Karakusa Patterned Milk Pitcher by Baizan-gama
It is decorated in Baizan-gama’s classic karakusa (arabesque) pattern, and as such is distinctive of the kiln’s output.
Every piece made at Baizan-gama is painted by hand, and the brush strokes here include one at the top of the handle. The others weave together in pattern and express the classic aesthetics of Tobe-ware.
The pitcher is 11cm high, and 7.5cm in diameter. The distance from the tip of the spout to the end of the handle is 8.5cm. It weighs 250g.

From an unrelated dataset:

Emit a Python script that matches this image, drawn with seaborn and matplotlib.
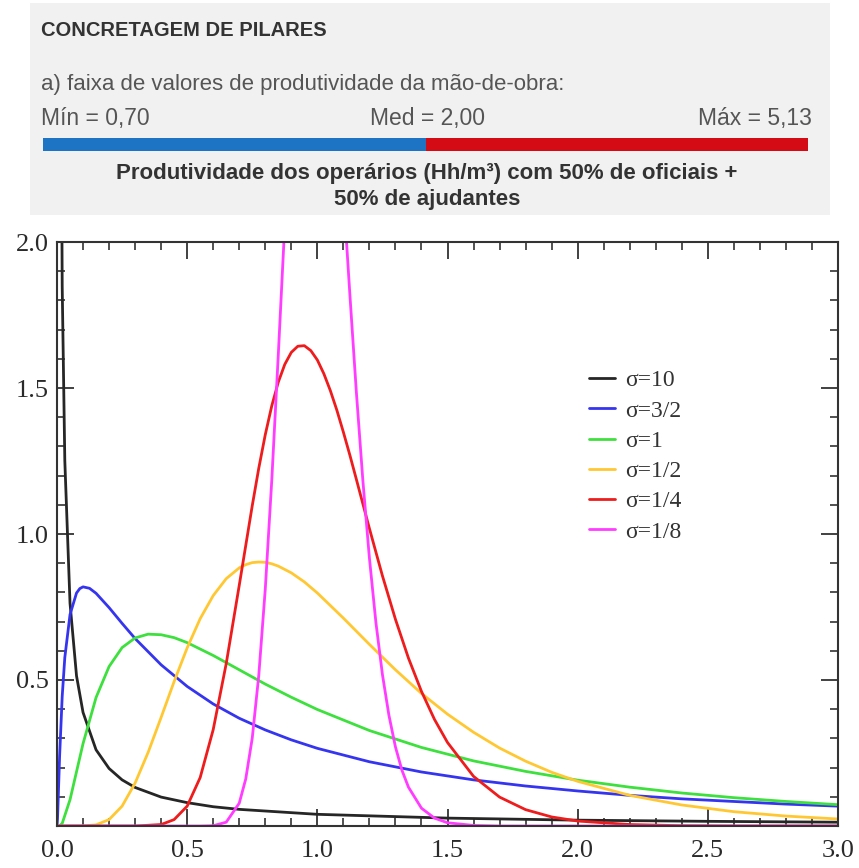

About Tobe-ware / Baizan-gama.
Tobe-ware is a tradition in blue and white ceramics in Ehime, on Japan’s Shikoku island. It has its origins in the late 18th century decision of the local feudal domain to import potters from the large porcelain region of Arita. Since then Tobe-ware has continued in a parallel tradition, and is known today for its small family kilns, and dedication to hand painted techniques.

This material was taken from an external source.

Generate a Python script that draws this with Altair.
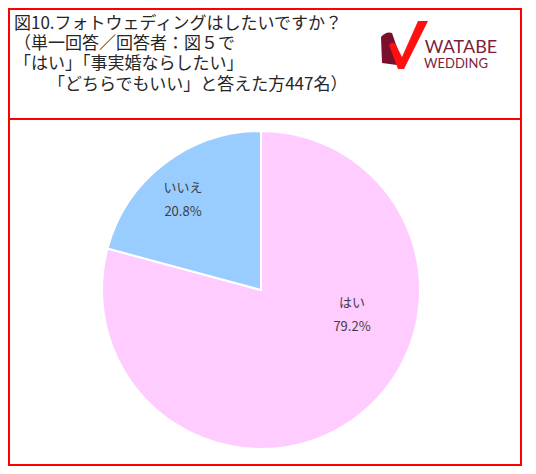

The Baizan kiln was founded in 1882 by Masagorō Umeno, and stands today at the centre of Tobe-ware production. A family business now in its fourth generation, it remains true to the traditional processes in working with porcelain. Round shapes are formed on the pottery wheel, others are made with moulds. After a bisque firing at 940 degrees, the pieces are hand painted in the cobalt blue, and reds of the Tobe style, before a final firing for 22 hours at 1235 degrees.
Baizan-gama is particularly known for its arabesque pattern of intertwining stems, but has a deep repertoire of patterns and shapes, that provide interest in food presentation, and a window into the traditions of Tobe-ware in Ehime.